Keep the workflow when escalations are rare, specific, and useful. For example, the agent stops because a source is missing, asks one focused question, or drafts instead of sending when an external action needs approval.

Narrow the workflow when escalations cluster around the same input problem. If every run fails because source fields are inconsistent, fix the source boundary. If every run asks for the same missing context, make that context part of the intake.

Retire the workflow when escalation is the normal path. If the agent cannot complete the core job without repeated owner intervention, the hosted loop is not yet an operating workflow. It may become one later, but it should not quietly consume review time while everyone waits for it to improve.

Write the next-week rule

The review should end with one written rule for the next week.

A keep rule sounds like: "Run this workflow three more times on the same input type, keep the same output format, and review only for evidence quality and stop behavior."

A narrow rule sounds like: "Run this only on inbound support tickets that include product name, customer question, and source link. Do not handle account changes or pricing-sensitive replies."

A retire rule sounds like: "Stop this workflow until the source queue is cleaner and the owner can define an output that takes less than five minutes to review."

The rule matters because hosted agents become operational through repetition.
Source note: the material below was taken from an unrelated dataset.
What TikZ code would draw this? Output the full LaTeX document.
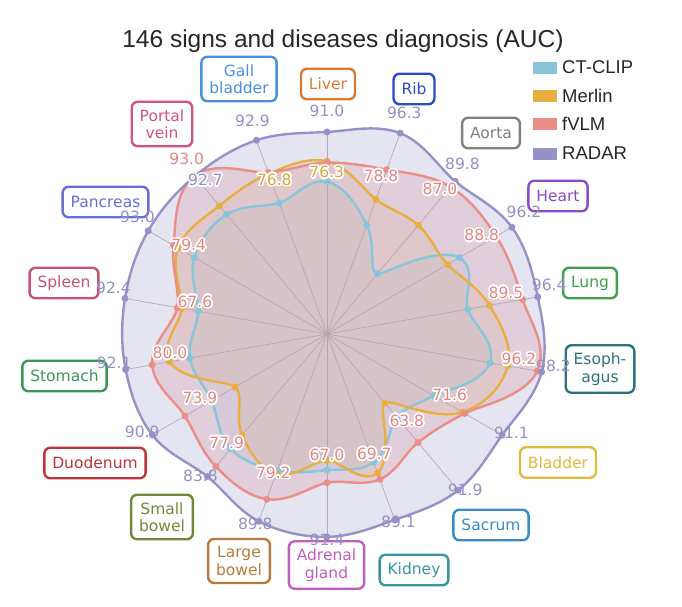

If the team cannot state the next-week rule, the workflow is not ready for more scope.

Keep the decision small enough to reverse

The first NoInfra agent does not need a permanent verdict. It needs a clean next decision.

Keep a workflow for another week if it is earning owner trust. Narrow it if the useful part is visible but surrounded by noise. Retire it if the job needs cleaner inputs, clearer authority, or a different owner before an agent can help.

That discipline is what keeps the first hosted agent from becoming another demo that everyone remembers but nobody uses. The value is not just that the agent ran. The value is that the team learned what kind of workflow deserves to run again.